Tanah airku.Statistik itu elaborasi data. (Jika) dibaca dengan cerdas, ia mengungkap fakta. Itulah ‘hikmah’ dari debat kandidat #2 untuk RI 2019-2024 kemarin. Peluru HGU petahana berefek bumerang. Ternyata, 25 grup perusahaan kelapa sawit menguasai lahan 5,1 juta hektare (51.000 km²). Setara setengah Pulau Jawa (128.297 km²). Dari jumlah itu, 3,1 juta ha telah ditanami. “Grup perusahaan itu dikendalikan 29 taipan, yang firma induknya terdaftar di bursa efek Indonesia dan luar negeri,” kata Direktur Program Transformasi untuk Keadilan (TuK) Indonesia, Rahmawati Retno Winarni.
Riset TuK Indonesia dan Profundo menemukan, ke-25 kelompok perusahaan menguasai 62% lahan sawit di Kalimantan (terluas di Kalbar, diikuti Kalteng dan Kaltim); 32% di Sumatera (terluas di Riau diikuti Sumsel); 4% di Sulawesi; dan 2% di Papua. Kekayaan total mereka pada 2013 adalah US$71,5 miliar/Rp922,3 triliun. Itu angka konservatif dari kajian yang dibuat Forbes dan Jakarta Globe.
Ada 11 perusahaan yang terdaftar di BEJ, 6 di Singapura, 3 di KL, dan satu di Bursa Efek London. Namun, perusahaan terbuka tersebut, menurut Wiwin, tidak sungguh-sungguh dimiliki publik. Para taipan mendominasi 20-80 persen saham.
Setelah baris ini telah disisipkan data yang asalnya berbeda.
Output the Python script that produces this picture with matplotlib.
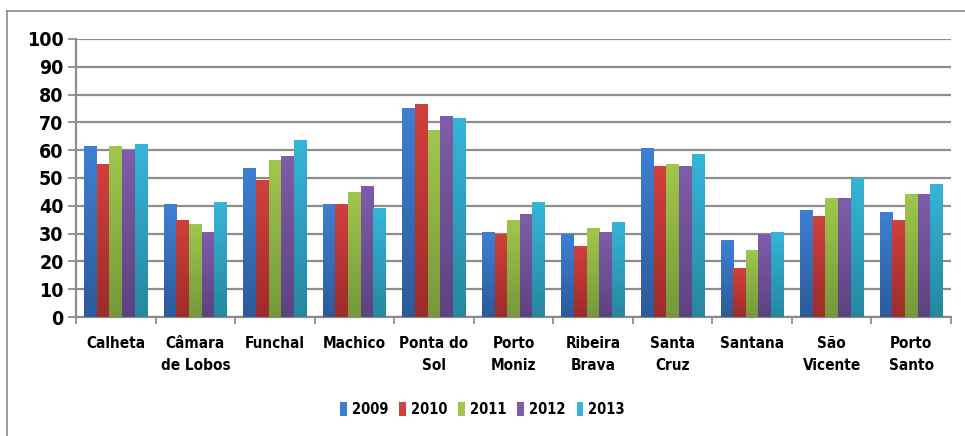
import numpy as np
import matplotlib
matplotlib.use("Agg")
import matplotlib.pyplot as plt
from matplotlib.colors import LinearSegmentedColormap
from matplotlib.lines import Line2D
from matplotlib.patches import Rectangle

plt.rcParams['font.family'] = ['DejaVu Sans']
plt.rcParams['font.stretch'] = 'condensed'
plt.rcParams['font.weight'] = 'bold'

# ---------------- data ----------------
municipios = ["Calheta", "Câmara\nde Lobos", "Funchal", "Machico", "Ponta do\nSol",
              "Porto\nMoniz", "Ribeira\nBrava", "Santa\nCruz", "Santana", "São\nVicente",
              "Porto\nSanto"]
anos = ["2009", "2010", "2011", "2012", "2013"]
v2009 = [61.5, 40.6, 53.6, 40.6, 75.2, 30.6, 29.9, 60.8, 27.7, 38.5, 37.8]
v2010 = [55.0, 34.9, 49.3, 40.6, 76.6, 29.9, 25.5, 54.3, 17.6, 36.3, 34.9]
v2011 = [61.5, 33.5, 56.5, 45.0, 67.3, 34.9, 32.0, 55.0, 24.1, 42.8, 44.2]
v2012 = [60.1, 30.6, 57.9, 47.1, 72.3, 37.1, 30.6, 54.3, 29.9, 42.8, 44.2]
v2013 = [62.2, 41.4, 63.7, 39.2, 71.6, 41.4, 34.2, 58.6, 30.6, 50.0, 47.8]
series = [v2009, v2010, v2011, v2012, v2013]

# (top colour, bottom colour) per year
cores = [("#3e80d3", "#2d5a98"), ("#d1403d", "#9c2c2a"), ("#a0c74d", "#76983a"),
         ("#7f5daa", "#5c437f"), ("#36b5d8", "#26879f")]

fig = plt.figure(figsize=(9.65, 4.36), dpi=100)
ax = fig.add_axes([0.0788, 0.2729, 0.9067, 0.6377])

x = np.arange(len(municipios))
w = 0.159
grad = np.linspace(1, 0, 256).reshape(-1, 1)
for i, vals in enumerate(series):
    top, bot = cores[i]
    cmap = LinearSegmentedColormap.from_list("g%d" % i, [bot, top])
    offs = (i - 2) * w
    bars = ax.bar(x + offs, vals, w, color=top, label=anos[i], zorder=3, linewidth=0)
    # vertical gradient like the original spreadsheet chart
    for b in bars:
        bx, by = b.get_x(), b.get_y()
        bw, bh = b.get_width(), b.get_height()
        im = ax.imshow(grad, cmap=cmap, aspect='auto', extent=[bx, bx + bw, by, by + bh],
                       zorder=3.1, interpolation='bicubic')
        im.set_clip_path(b)

ax.set_xlim(-0.5, len(municipios) - 0.5)
ax.set_ylim(0, 100)
ax.set_yticks(range(0, 101, 10))
ax.yaxis.grid(True, color="#8c8c8c", linewidth=1.6, zorder=0)
ax.set_axisbelow(True)

ax.set_xticks(np.arange(-0.5, len(municipios)))
ax.set_xticklabels([])
ax.set_xticks(x, minor=True)
ax.set_xticklabels(municipios, minor=True, fontsize=11, fontweight='bold', linespacing=1.55)
ax.tick_params(axis='x', which='minor', length=0, pad=14)
ax.tick_params(axis='x', which='major', length=5, width=1.3, color="#8c8c8c", direction='out')
ax.tick_params(axis='y', length=6, width=1.3, color="#8c8c8c", labelsize=14, pad=3)
for lab in ax.get_yticklabels():
    lab.set_fontweight('bold')

for side in ['top', 'right']:
    ax.spines[side].set_visible(False)
for side in ['left', 'bottom']:
    ax.spines[side].set_color("#8c8c8c")
    ax.spines[side].set_linewidth(1.6)

handles = [Rectangle((0, 0), 1, 1, facecolor=c[0]) for c in cores]
leg = fig.legend(handles, anos, loc='center', bbox_to_anchor=(0.5, 0.06), ncol=5,
                 frameon=False, handlelength=0.45, handleheight=1.1,
                 handletextpad=0.35, columnspacing=0.75, prop={'weight': 'bold', 'size': 10.5})

# outer chart frame
fig.add_artist(Line2D([7 / 965, 7 / 965], [0, 1 - 11 / 436], color="#8c8c8c", lw=1.2,
                      transform=fig.transFigure))
fig.add_artist(Line2D([7 / 965, 1], [1 - 11 / 436, 1 - 11 / 436], color="#8c8c8c", lw=1.2,
                      transform=fig.transFigure))

fig.savefig("out.png", dpi=100)
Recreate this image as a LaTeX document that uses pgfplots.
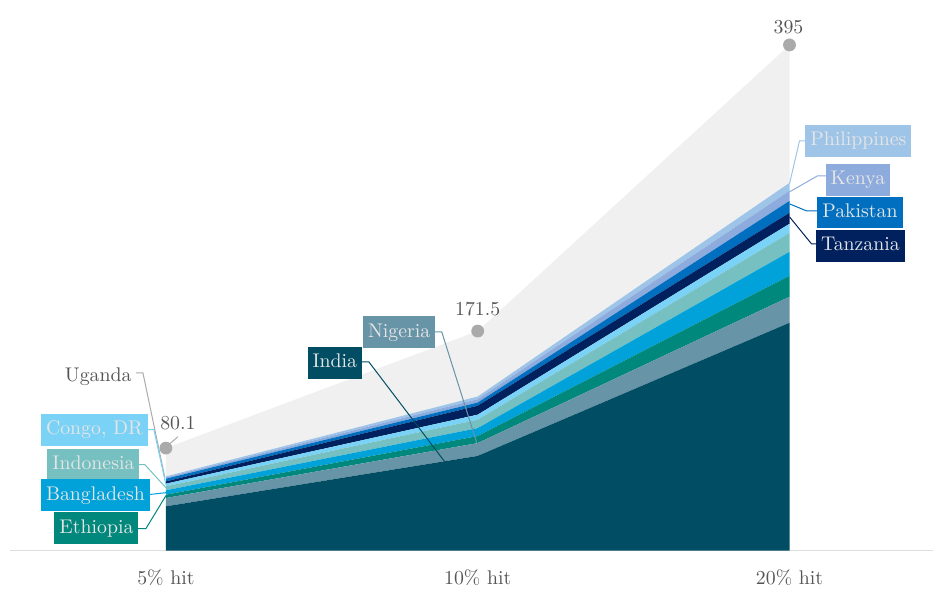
\documentclass[border=0pt]{standalone}
\usepackage{pgfplots}
\pgfplotsset{compat=1.18}
\definecolor{cIndia}{HTML}{014D64}
\definecolor{cNig}{HTML}{6794A7}
\definecolor{cEth}{HTML}{00887D}
\definecolor{cBang}{HTML}{01A2D9}
\definecolor{cIndo}{HTML}{76C0C1}
\definecolor{cCongo}{HTML}{7AD2F6}
\definecolor{cTan}{HTML}{00215E}
\definecolor{cPak}{HTML}{006FBF}
\definecolor{cKen}{HTML}{8EABDD}
\definecolor{cPhil}{HTML}{9EC4E8}
\definecolor{cRest}{HTML}{F0F0F0}
\definecolor{cDot}{HTML}{AAAAAA}
\definecolor{cTxt}{HTML}{555555}
\begin{document}
\begin{tikzpicture}[font=\fontsize{9.9pt}{11.5pt}\selectfont]
\path (-5pt,-17pt) rectangle (462pt,275.5pt);
\begin{axis}[
  at={(0,0)}, anchor=south west,
  scale only axis, width=462pt, height=275.5pt,
  xmin=-0.5, xmax=2.4615, ymin=0, ymax=430.1,
  axis x line=bottom, axis y line=none,
  x axis line style={-, draw=black!13, line width=0.6pt},
  xtick={0,1,2}, xticklabels={5\% hit,10\% hit,20\% hit},
  major tick length=0, ytick=\empty,
  xticklabel style={text=cTxt, yshift=-6pt},
  stack plots=y,
]
\addplot[fill=cIndia, draw=none] coordinates {(0,34.6) (1,74) (2,178)} \closedcycle;
\addplot[fill=cNig, draw=none] coordinates {(0,6.5) (1,10) (2,20.3)} \closedcycle;
\addplot[fill=cEth, draw=none] coordinates {(0,2.6) (1,5.5) (2,16.4)} \closedcycle;
\addplot[fill=cBang, draw=none] coordinates {(0,3.4) (1,6.2) (2,18.7)} \closedcycle;
\addplot[fill=cIndo, draw=none] coordinates {(0,3.1) (1,6.6) (2,14.8)} \closedcycle;
\addplot[fill=cCongo, draw=none] coordinates {(0,2.1) (1,3.9) (2,7.1)} \closedcycle;
\addplot[fill=cTan, draw=none] coordinates {(0,1.8) (1,7) (2,8.6)} \closedcycle;
\addplot[fill=cPak, draw=none] coordinates {(0,2.1) (1,2.5) (2,9.3)} \closedcycle;
\addplot[fill=cKen, draw=none] coordinates {(0,1.0) (1,2.6) (2,7.8)} \closedcycle;
\addplot[fill=cPhil, draw=none] coordinates {(0,0.8) (1,2.1) (2,6.3)} \closedcycle;
\addplot[fill=cRest, draw=none] coordinates {(0,22.1) (1,51.1) (2,107.7)} \closedcycle;
\end{axis}
\begin{axis}[
  at={(0,0)}, anchor=south west,
  scale only axis, width=462pt, height=275.5pt,
  xmin=-0.5, xmax=2.4615, ymin=0, ymax=430.1,
  hide axis, clip=false,
]
\addplot[only marks, mark=*, mark size=3pt, color=cDot] coordinates {(0,80.1) (1,171.5) (2,395)};
\end{axis}
\begin{scope}[x=0.5pt,y=-0.5pt,shift={(-5pt,275.5pt)},
  lbl/.style={fill=#1, text=white!90!black, inner xsep=2.5pt, inner ysep=0pt, minimum height=15.8pt, text height=7pt, text depth=2pt},
  ln/.style={draw=#1, line width=0.5pt}]
% leaders
\draw[ln=cDot] (136,373) -- (143,373) -- (165,478);
\draw[ln=cCongo] (146,430) -- (154,430) -- (166,485);
\draw[ln=cIndo] (138,465) -- (145,465) -- (166,488);
\draw[ln=cBang] (148,495) -- (166,493);
\draw[ln=cEth] (137,529) -- (146,529) -- (166,496);
\draw[ln=cIndia] (361,362) -- (369,362) -- (445,462);
\draw[ln=cNig] (434,332) -- (442,332) -- (477,443);
\draw[ln=cPhil] (808,141) -- (800,141) -- (790,184);
\draw[ln=cKen] (827,176) -- (818,176) -- (790,192);
\draw[ln=cPak] (819,211) -- (807,211) -- (790,204);
\draw[ln=cTan] (817,244) -- (812,244) -- (790,217);
\draw[ln=cDot] (170,444) -- (178,437);
% labels
\node[text=cTxt, anchor=east, inner sep=0pt] at (132,377) {Uganda};
\node[lbl=cCongo] at (94.5,430) {Congo, DR};
\node[lbl=cIndo] at (93.5,465) {Indonesia};
\node[lbl=cBang] at (95.5,495.5) {Bangladesh};
\node[lbl=cEth] at (96.5,528.5) {Ethiopia};
\node[lbl=cIndia] at (335,363) {India};
\node[lbl=cNig] at (399.5,332.5) {Nigeria};
\node[lbl=cPhil] at (859,141) {Philippines};
\node[lbl=cKen] at (858.5,180) {Kenya};
\node[lbl=cPak] at (860.5,212.5) {Pakistan};
\node[lbl=cTan] at (861,246) {Tanzania};
\node[text=cTxt, inner sep=0pt] at (178,423) {80.1};
\node[text=cTxt, inner sep=0pt] at (478,309) {171.5};
\node[text=cTxt, inner sep=0pt] at (789,27) {395};
\end{scope}
\end{tikzpicture}
\end{document}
Kepemilikan saham dilakukan melalui ‘perusahaan cangkang’, sehingga potensi pendapatan pajak negara pun semaksimal mungkin digembosi.
Pertanyaan besarnya, siapa regulator perizinan usaha tersebut? Mengapa tidak ditertibkan—jika mereka tidak berpihak kepada kepentingan ekonomi kerakyatan? Jawabannya akan terkonfirmasi dari tiga pilar ini: di sayap afiliasi haluan politik mana taipan asing dan aseng itu berdiri: nasionalis atau neolib; mereka mendukung siapa dan dilindungi siapa; lalu mereka dipelihara siapa dan memelihara siapa.
Ekspansi perkebunan kelapa sawit di Tanah Air memang besar-besaran. “Dalam 5 tahun tumbuh 35 persen (520.000 ha) atau seluas Pulau Bali,” kata Jan Willem van Gelder, Direktur Profundo, di Amsterdam. Dari 12,3 juta ha lahan perkebunan di Indonesia, 95% dikuasai oleh hanya 25 konglomerat. Ekspansi dalam skala yang luar biasa tersebut menciptakan masalah lingkungan dan sosial yang serius. Banyak masyarakat kehilangan akses terhadap tanah. Padahal, tanah merupakan bagian dari kelangsungan hidup, hak hukum atau adat selama beberapa generasi (juga ke depannya).
Penguasaan lahan oleh pengembang dan pemilik modal jelas merupakan ekses ketidakaturan dan amburadulnya manajemen pertanahan (land register dan land management). Yusril menunjukkan fakta ironis bahwa “0,2% orang Indonesia menguasai 74% tanah di Indonesia melalui konglomerasi, PT ini PT itu, real estate, pertambangan, perkebunan sawit, HPH”. Pemerintah harus secara serius mengejawantahkan agenda reforma agraria (land reform). Pendataan dan manajemen tanah yang akurat menuju statutory system yang mumpuni. Pilihan lainnya, membagi benefit budidaya tanah demi peningkatan kesejahteraan rakyat. Wallahua’lam bish-shawabi.